### [Given instruction]
Print, word for word, every line from the beginning of the listing up to and including the line with "type Pt = [number, number]". Pictures are to be excluded.

### [Data extract]

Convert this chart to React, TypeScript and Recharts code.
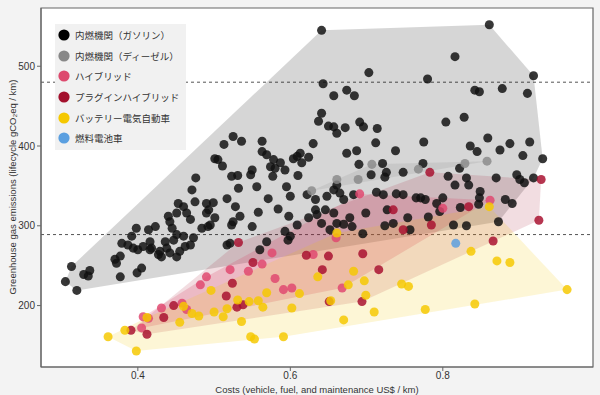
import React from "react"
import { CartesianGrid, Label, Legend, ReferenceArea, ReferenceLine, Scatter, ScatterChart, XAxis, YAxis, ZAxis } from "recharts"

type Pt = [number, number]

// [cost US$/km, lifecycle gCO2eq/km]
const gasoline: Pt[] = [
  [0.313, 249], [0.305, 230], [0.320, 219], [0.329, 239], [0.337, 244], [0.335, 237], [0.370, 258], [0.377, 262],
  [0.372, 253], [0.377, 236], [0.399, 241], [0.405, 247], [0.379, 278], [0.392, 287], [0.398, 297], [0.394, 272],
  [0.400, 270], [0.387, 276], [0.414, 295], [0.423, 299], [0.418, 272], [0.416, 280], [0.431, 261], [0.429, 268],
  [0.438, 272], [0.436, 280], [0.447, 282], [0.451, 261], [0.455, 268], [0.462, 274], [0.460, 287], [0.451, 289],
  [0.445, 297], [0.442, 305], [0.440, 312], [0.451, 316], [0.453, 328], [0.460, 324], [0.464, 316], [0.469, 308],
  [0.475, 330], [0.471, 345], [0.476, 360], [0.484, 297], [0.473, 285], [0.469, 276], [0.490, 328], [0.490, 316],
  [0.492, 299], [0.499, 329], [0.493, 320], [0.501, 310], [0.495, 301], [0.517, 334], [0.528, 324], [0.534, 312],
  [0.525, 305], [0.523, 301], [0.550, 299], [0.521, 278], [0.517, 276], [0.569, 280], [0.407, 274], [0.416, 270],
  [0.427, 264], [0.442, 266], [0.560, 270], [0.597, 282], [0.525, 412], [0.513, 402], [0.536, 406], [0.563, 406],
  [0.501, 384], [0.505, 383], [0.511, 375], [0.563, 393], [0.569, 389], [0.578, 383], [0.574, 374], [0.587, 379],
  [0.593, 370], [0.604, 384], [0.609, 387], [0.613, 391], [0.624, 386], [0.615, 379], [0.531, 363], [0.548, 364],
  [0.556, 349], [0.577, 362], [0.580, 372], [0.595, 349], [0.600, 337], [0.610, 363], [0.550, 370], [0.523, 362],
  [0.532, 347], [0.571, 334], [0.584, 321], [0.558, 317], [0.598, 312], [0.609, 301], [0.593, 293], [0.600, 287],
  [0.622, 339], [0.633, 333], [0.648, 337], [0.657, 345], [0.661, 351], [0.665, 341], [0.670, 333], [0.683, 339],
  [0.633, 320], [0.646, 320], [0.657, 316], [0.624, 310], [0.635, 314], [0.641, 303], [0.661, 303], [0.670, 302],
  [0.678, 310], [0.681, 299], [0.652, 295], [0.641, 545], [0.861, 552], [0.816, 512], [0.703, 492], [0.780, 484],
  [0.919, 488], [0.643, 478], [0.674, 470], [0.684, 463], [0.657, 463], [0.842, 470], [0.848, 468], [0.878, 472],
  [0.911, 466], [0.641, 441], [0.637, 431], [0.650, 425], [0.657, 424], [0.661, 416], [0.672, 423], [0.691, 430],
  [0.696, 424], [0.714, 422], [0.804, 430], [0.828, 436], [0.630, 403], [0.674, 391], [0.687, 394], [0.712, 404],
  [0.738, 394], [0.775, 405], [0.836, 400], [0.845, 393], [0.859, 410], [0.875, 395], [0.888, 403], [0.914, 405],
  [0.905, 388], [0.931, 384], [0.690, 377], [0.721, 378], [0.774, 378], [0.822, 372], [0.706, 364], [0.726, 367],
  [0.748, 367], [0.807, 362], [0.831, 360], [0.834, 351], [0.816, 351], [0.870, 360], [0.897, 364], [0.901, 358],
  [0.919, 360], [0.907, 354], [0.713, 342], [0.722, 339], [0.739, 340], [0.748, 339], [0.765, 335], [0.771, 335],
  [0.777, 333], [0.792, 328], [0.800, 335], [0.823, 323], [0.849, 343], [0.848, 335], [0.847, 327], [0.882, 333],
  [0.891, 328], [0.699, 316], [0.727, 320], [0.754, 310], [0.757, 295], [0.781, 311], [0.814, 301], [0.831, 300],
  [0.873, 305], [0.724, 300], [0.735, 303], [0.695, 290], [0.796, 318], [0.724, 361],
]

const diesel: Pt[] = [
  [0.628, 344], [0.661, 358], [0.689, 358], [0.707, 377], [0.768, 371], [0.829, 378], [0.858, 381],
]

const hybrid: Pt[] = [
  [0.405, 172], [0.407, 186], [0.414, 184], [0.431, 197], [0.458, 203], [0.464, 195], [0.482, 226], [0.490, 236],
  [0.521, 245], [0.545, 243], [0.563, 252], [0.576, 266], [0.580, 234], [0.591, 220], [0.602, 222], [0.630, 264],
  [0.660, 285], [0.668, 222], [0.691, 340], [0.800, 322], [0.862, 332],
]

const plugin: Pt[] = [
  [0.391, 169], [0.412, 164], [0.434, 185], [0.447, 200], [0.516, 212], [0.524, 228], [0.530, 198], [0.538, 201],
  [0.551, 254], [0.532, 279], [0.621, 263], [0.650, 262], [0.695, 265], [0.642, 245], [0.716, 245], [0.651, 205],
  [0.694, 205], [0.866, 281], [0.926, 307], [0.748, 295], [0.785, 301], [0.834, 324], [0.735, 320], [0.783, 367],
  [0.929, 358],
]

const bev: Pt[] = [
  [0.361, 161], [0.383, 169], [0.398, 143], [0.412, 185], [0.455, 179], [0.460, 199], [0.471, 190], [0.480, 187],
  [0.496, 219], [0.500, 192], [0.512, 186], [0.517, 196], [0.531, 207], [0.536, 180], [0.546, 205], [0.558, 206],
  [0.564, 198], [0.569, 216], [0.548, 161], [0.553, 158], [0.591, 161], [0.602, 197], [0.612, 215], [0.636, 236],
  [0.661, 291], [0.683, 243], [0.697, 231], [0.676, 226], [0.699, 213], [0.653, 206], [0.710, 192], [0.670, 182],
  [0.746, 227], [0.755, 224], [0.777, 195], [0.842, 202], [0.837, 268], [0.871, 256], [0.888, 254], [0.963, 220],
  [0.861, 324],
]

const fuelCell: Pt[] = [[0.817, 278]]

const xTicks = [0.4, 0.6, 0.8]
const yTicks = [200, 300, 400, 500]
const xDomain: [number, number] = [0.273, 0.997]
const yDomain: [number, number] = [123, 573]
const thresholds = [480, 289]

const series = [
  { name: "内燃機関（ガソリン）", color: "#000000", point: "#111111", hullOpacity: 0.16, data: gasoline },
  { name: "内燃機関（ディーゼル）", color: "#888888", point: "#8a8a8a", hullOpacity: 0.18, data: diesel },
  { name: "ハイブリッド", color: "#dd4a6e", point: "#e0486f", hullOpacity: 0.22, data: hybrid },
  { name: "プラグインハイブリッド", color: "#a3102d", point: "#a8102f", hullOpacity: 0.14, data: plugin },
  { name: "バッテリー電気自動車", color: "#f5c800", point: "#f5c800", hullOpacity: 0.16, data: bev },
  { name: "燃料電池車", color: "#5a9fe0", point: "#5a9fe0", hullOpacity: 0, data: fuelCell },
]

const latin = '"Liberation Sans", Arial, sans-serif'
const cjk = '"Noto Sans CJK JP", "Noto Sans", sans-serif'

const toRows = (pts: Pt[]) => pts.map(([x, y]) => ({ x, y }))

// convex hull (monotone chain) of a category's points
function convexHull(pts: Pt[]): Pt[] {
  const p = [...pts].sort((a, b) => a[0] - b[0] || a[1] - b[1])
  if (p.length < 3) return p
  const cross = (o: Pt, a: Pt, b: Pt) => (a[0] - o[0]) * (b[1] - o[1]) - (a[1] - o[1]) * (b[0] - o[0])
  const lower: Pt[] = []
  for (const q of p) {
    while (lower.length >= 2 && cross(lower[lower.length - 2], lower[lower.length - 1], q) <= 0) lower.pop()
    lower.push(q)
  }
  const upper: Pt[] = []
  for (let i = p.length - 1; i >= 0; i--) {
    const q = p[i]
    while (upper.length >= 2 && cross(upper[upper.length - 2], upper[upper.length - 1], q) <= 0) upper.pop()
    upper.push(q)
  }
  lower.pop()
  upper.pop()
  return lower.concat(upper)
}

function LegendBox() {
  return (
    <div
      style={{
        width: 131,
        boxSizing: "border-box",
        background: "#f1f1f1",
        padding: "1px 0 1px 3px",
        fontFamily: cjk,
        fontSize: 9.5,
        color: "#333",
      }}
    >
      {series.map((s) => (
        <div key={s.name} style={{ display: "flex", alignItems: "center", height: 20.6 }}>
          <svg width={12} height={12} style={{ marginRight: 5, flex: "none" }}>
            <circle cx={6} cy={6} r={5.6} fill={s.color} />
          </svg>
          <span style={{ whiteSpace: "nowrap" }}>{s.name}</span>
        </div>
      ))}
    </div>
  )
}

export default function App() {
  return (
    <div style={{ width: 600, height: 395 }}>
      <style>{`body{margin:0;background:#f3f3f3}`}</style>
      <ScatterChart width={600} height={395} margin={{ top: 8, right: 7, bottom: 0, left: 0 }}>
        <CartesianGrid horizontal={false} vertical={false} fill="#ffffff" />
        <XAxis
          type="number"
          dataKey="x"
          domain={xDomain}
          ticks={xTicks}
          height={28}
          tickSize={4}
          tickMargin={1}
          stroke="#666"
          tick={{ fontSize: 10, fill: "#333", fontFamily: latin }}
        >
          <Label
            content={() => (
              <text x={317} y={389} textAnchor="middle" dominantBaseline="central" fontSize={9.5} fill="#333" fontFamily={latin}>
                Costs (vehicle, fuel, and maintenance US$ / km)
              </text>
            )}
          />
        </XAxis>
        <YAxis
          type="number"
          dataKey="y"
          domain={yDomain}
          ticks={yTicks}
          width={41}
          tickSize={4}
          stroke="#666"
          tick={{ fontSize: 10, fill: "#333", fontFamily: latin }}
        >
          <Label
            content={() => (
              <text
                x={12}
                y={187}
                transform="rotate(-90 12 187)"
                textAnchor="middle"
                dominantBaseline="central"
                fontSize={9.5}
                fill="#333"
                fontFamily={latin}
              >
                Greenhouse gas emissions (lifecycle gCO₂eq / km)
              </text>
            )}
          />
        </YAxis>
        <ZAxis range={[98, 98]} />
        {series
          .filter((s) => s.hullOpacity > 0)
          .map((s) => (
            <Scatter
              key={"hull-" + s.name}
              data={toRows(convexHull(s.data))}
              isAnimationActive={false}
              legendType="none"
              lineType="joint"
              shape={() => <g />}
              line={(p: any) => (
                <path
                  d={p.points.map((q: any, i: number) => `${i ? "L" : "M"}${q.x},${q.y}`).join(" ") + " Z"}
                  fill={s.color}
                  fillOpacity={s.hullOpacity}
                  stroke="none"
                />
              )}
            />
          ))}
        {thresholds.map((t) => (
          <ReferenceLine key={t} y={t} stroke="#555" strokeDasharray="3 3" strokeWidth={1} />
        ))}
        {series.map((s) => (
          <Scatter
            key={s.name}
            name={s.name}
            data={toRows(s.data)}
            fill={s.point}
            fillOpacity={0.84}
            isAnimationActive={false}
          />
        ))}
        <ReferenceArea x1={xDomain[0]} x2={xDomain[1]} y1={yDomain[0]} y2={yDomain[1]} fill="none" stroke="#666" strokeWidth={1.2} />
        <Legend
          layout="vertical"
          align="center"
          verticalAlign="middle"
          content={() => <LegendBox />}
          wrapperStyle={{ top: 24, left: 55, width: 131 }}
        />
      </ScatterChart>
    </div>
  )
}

### [Complete answer]
Convert this chart to React, TypeScript and Recharts code.
import React from "react"
import { CartesianGrid, Label, Legend, ReferenceArea, ReferenceLine, Scatter, ScatterChart, XAxis, YAxis, ZAxis } from "recharts"

type Pt = [number, number]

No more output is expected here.